The same vines help to cloak the bare trunks of my Rhododendron sinograde, and in the mix somewhere is a Bomaria species vine, it seems to have been knocked back pretty bad by our crazy winter, but I'm happy it's making an appearance.
Moving over to another trachy, this one a Trachycarpus fortunei 'Wagnerianus', also with a hairy trunk.
On it I'm growing a Trachelospermum asiaticum 'Theta'.
I bought them (the jasmine, but actually the palm too) as tiny things so it's nice to see them making progress up the trunk.
One more example from my garden.
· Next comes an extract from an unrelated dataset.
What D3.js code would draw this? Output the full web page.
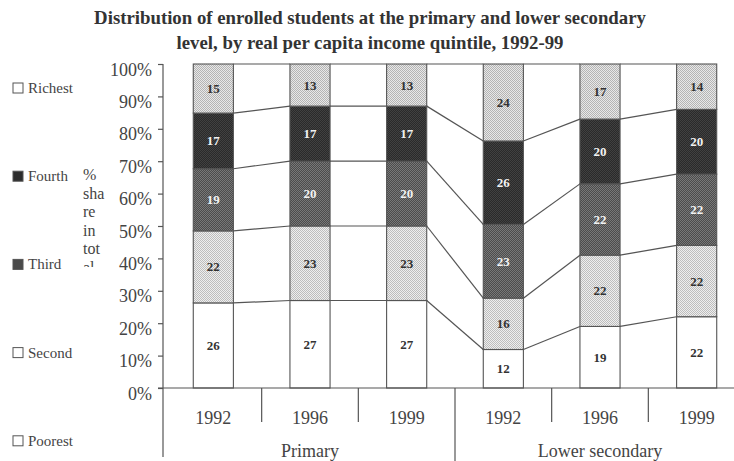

Trachelospermum asiaticum 'Ogon Nishiki' on a Tetrapanax papyrifer trunk...
New growth has an orange tint to it in the cooler months, this time of year I don't see much of that.
It's still growing though, up up up...
I spotted a couple of Garden Fling hosts who were also growing plants on the trunks of their plants. This one was in Nancy Heckler's garden...
The plant is Euonymus fortunei 'Kewensis', but I didn't look up to see what the trunk it's growing on belongs to.
In Dan Hinkley's garden (Windcliff) I was more interested in the plants growing in the containers against the house and under the palm (a butia I think), than the palm itself.
That is until I turned around and saw the trunk...wowsa! Dan, what are you up to!?! (note: that's plastic on the ground in the distance, solarizing the soil and helping to prep for new plantings)
There were at least three pots of nepenthes tucked in there...
With (I think) some Marcia Donahue or Dustin Gimbel ceramic pieces.
A few phlebodium were growing without pots in the pockets at the base of the palm fronds.
In addition to a few ferns I couldn't ID.
I loved the crazy "all in-ness" of it.
There was also a pyrrosia at the base, I keep meaning to try one of those tucked into tree here in my garden. Oh the possibilities!